● TASK PROMPT: Retype only what runs from the first line of the listing to the line holding "60, 70, 80];", both included. Do not retype the pictures.

● GIVEN RECORDS:
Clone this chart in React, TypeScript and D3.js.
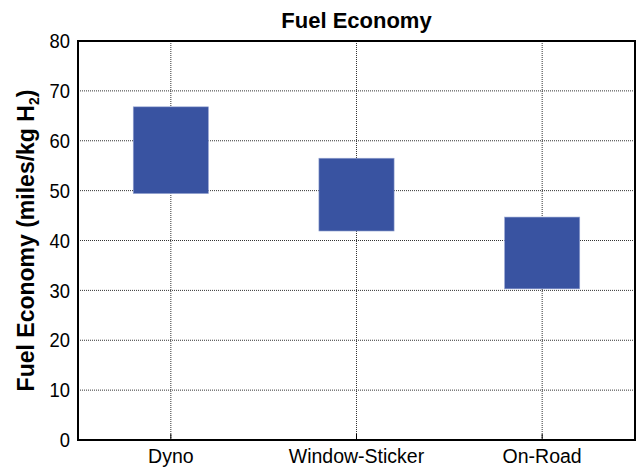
import React from "react";
import * as d3 from "d3";

const categories = ["Dyno", "Window-Sticker", "On-Road"];
const lowValues = [49.4, 41.9, 30.3];
const highValues = [66.8, 56.5, 44.7];
const yTicks = [0, 10, 20, 30, 40, 50, 60, 70, 80];

export default function App() {
  const W = 636, H = 469;
  const m = { left: 78, right: 1, top: 41, bottom: 29 };
  const x = d3.scaleBand().domain(categories).range([m.left, W - m.right]).padding(0);
  const y = d3.scaleLinear().domain([0, 80]).range([H - m.bottom, m.top]);
  const barW = x.bandwidth() * 0.405;
  const font = "Arial, 'Liberation Sans', sans-serif";
  return (
    <svg width={W} height={H} style={{ position: "absolute", left: 0, top: 0, background: "#fff" }}>
      <text x={(m.left + W - m.right) / 2} y={28} textAnchor="middle" fontFamily={font} fontWeight="bold" fontSize={22}>Fuel Economy</text>
      {yTicks.map((t) => (
        <g key={t}>
          {t > 0 && t < 80 && (
            <line x1={m.left} x2={W - m.right} y1={y(t)} y2={y(t)} stroke="#333" strokeWidth={1} strokeDasharray="1,1" />
          )}
          <text transform={`translate(70,${y(t)}) scale(0.92,1)`} dy="0.36em" textAnchor="end" fontFamily={font} fontSize={20}>{t}</text>
        </g>
      ))}
      {categories.map((c) => {
        const cx = (x(c) as number) + x.bandwidth() / 2;
        return (
          <g key={c}>
            <line x1={cx} x2={cx} y1={m.top} y2={H - m.bottom} stroke="#333" strokeWidth={1} strokeDasharray="1,1" />
            <line x1={cx} x2={cx} y1={H - m.bottom} y2={H - m.bottom - 6} stroke="#000" strokeWidth={1} />
            <text x={cx} y={463} textAnchor="middle" fontFamily={font} fontSize={19.5}>{c}</text>
          </g>
        );
      })}
      {categories.map((c, i) => {
        const cx = (x(c) as number) + x.bandwidth() / 2;
        return (
          <rect key={c} x={cx - barW / 2} y={y(highValues[i])} width={barW} height={y(lowValues[i]) - y(highValues[i])}
            fill="#3953A1" stroke="#9aa8d4" strokeWidth={0.6} />
        );
      })}
      <rect x={m.left} y={m.top} width={W - m.right - m.left} height={H - m.bottom - m.top} fill="none" stroke="#000" strokeWidth={2} />
      <text transform={`translate(34,${(m.top + H - m.bottom) / 2}) rotate(-90)`} textAnchor="middle" fontFamily={font} fontWeight="bold" fontSize={23}>
        Fuel Economy (miles/kg H<tspan fontSize={14} dy={5}>2</tspan><tspan dy={-5}>)</tspan>
      </text>
    </svg>
  );
}
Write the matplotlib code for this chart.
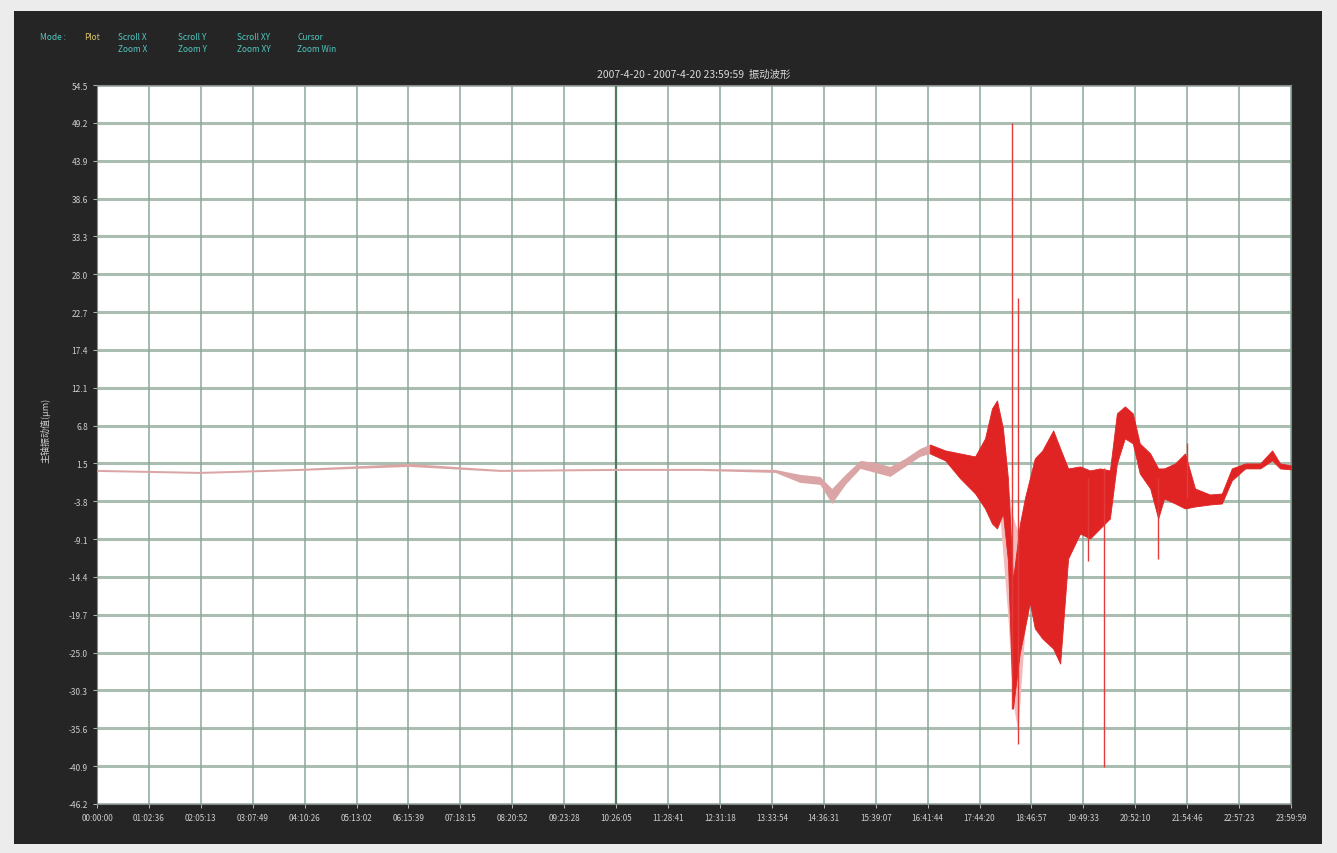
import numpy as np
import matplotlib.pyplot as plt
from matplotlib.patches import Rectangle

plt.rcParams['font.family'] = ['Noto Sans CJK SC', 'DejaVu Sans']

# time axis in hours, envelope of the red trace (upper / lower)
t_h = [0.00, 2.07, 4.08, 6.27, 8.10, 10.43, 12.12, 13.63, 14.13, 14.53, 14.77, 15.04,
       15.34, 15.64, 15.94, 16.24, 16.54, 16.74, 17.05, 17.35, 17.65, 17.85, 17.99, 18.09,
       18.21, 18.31, 18.41, 18.55, 18.65, 18.75, 18.85, 19.00, 19.22, 19.36, 19.52, 19.76, 19.96,
       20.16, 20.36, 20.50, 20.66, 20.82, 20.96, 21.17, 21.33, 21.45, 21.67, 21.87, 22.07,
       22.37, 22.61, 22.81, 23.08, 23.38, 23.62, 23.78, 24.00]
upper = [0.66, 0.38, 0.80, 1.50, 0.66, 0.80, 0.80, 0.66, -0.04, -0.32, -2.01, -0.04,
         1.92, 1.64, 1.08, 2.20, 3.60, 4.16, 3.32, 2.90, 2.48, 5.01, 9.21, 10.33,
         6.41, -0.60, -14.90, -7.00, -3.40, -0.60, 2.20, 3.30, 6.13, 3.60, 0.80, 1.08, 0.52,
         0.80, 0.52, 8.51, 9.49, 8.51, 4.30, 2.90, 0.80, 0.80, 1.50, 2.90, -2.01,
         -2.85, -2.71, 0.80, 1.50, 1.50, 3.32, 1.50, 1.22]
lower = [0.38, 0.10, 0.52, 1.08, 0.38, 0.52, 0.52, 0.24, -1.16, -1.44, -4.11, -1.44,
         0.80, 0.24, -0.32, 1.08, 2.48, 2.90, 1.92, -0.60, -2.71, -4.81, -6.91, -7.61,
         -5.51, -12.10, -32.85, -25.00, -21.60, -18.00, -21.60, -23.00, -24.44, -26.54, -11.82, -8.31, -9.02,
         -7.61, -6.21, 1.50, 5.01, 4.30, 0.10, -2.01, -6.21, -3.41, -4.11, -4.81, -4.53,
         -4.25, -4.11, -0.88, 0.80, 0.80, 1.92, 0.80, 0.66]

# faint haze behind the big swing
haze_t = [18.15, 18.31, 18.41, 18.51, 18.65]
haze_top = [-0.60, -2.00, -6.00, -8.00, -4.00]
haze_bot = [-6.00, -20.00, -32.00, -36.00, -22.00]

# thin spikes: time, top, bottom
spike_t = [18.39, 18.51, 19.92, 20.24, 21.33, 21.91]
spike_top = [49.17, 24.63, -0.60, 0.80, -0.60, 4.30]
spike_bot = [-32.85, -37.76, -12.10, -40.98, -11.82, -3.41]

y_ticks = [54.5, 49.2, 43.9, 38.6, 33.3, 28.0, 22.7, 17.4, 12.1, 6.8, 1.5, -3.8,
           -9.1, -14.4, -19.7, -25.0, -30.3, -35.6, -40.9, -46.2]
x_labels = ['00:00:00', '01:02:36', '02:05:13', '03:07:49', '04:10:26', '05:13:02',
            '06:15:39', '07:18:15', '08:20:52', '09:23:28', '10:26:05', '11:28:41',
            '12:31:18', '13:33:54', '14:36:31', '15:39:07', '16:41:44', '17:44:20',
            '18:46:57', '19:49:33', '20:52:10', '21:54:46', '22:57:23', '23:59:59']

fig = plt.figure(figsize=(13.37, 8.54), dpi=100)
fig.patch.set_facecolor('#ececec')
bg = Rectangle((14/1337, 9/854), 1308/1337, 833/854, transform=fig.transFigure,
               facecolor='#252525', edgecolor='none', zorder=-10)
fig.patches.append(bg)

ax = fig.add_axes([97/1337, 49/854, 1194/1337, 719/854])
ax.set_facecolor('white')

xt = np.linspace(0, 24, len(x_labels))
for v in y_ticks:
    ax.axhline(v, color='#a9bdb0', lw=2.2, zorder=1)
for i, v in enumerate(xt):
    ax.axvline(v, color='#4f7a62' if i == 10 else '#8aa898', lw=1.6 if i == 10 else 1.1, zorder=1)

t = np.array(t_h)
up = np.array(upper)
lo = np.array(lower)
quiet = t <= 16.74
busy = t >= 16.74
# quiet part: thin pale trace
ax.fill_between(t, lo, up, where=quiet, color='#dba5a5', lw=0, zorder=3)
ax.fill_between(haze_t, haze_bot, haze_top, color='#f3bcbc', lw=0, zorder=2)
ax.fill_between(t, lo, up, where=busy, color='#e02424', lw=0.6, edgecolor='#e02424', zorder=3)
ax.vlines(spike_t, spike_bot, spike_top, color='#e33a3a', lw=1.0, zorder=3)

ax.set_xlim(0, 24)
ax.set_ylim(-46.2, 54.5)
ax.set_yticks(y_ticks)
ax.set_yticklabels(['%.1f' % v for v in y_ticks], fontsize=6, color='#cfcfcf')
ax.set_xticks(xt)
ax.set_xticklabels(x_labels, fontsize=5.8, color='#cfcfcf')
ax.tick_params(colors='#cfcfcf', length=3, width=0.6)
for s in ax.spines.values():
    s.set_color('#888888')
    s.set_linewidth(0.8)

ax.set_title('2007-4-20 - 2007-4-20 23:59:59  振动波形', fontsize=7.5, color='#d8d8d8', pad=6)
fig.text(45/1337, 1 - 430/854, '主轴振动值(μm)', rotation=90, fontsize=6.5,
         color='#d0d0d0', ha='center', va='center')

# toolbar legend
fig.text(40/1337, 1 - 37/854, 'Mode :', fontsize=6, color='#52c8c0', va='center')
fig.text(84/1337, 1 - 37/854, 'Plot', fontsize=6, color='#d9c46a', va='center')
tools = [('Scroll X', 'Zoom X', 118), ('Scroll Y', 'Zoom Y', 178),
         ('Scroll XY', 'Zoom XY', 237), ('Cursor', 'Zoom Win', 297)]
for a, b, xp in tools:
    fig.text(xp/1337, 1 - 37/854, a, fontsize=6, color='#52c8c0', va='center')
    fig.text(xp/1337, 1 - 50/854, b, fontsize=6, color='#52c8c0', va='center')

fig.savefig('out.png', dpi=100, facecolor=fig.get_facecolor())
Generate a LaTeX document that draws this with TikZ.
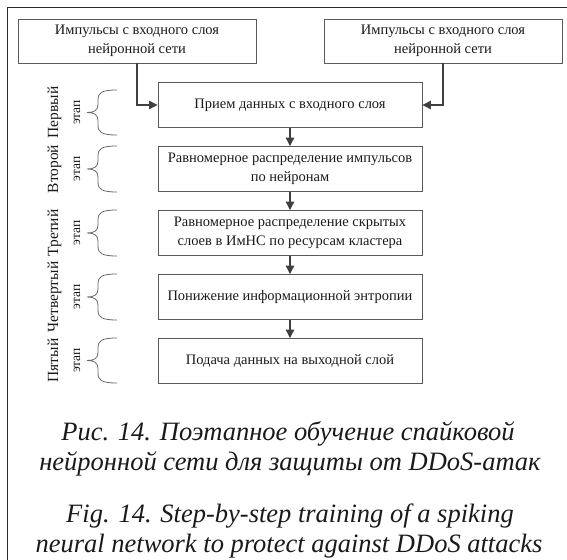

● EXPECTED ANSWER:
Clone this chart in React, TypeScript and D3.js.
import React from "react";
import * as d3 from "d3";

const categories = ["Dyno", "Window-Sticker", "On-Road"];
const lowValues = [49.4, 41.9, 30.3];
const highValues = [66.8, 56.5, 44.7];
const yTicks = [0, 10, 20, 30, 40, 50, 60, 70, 80];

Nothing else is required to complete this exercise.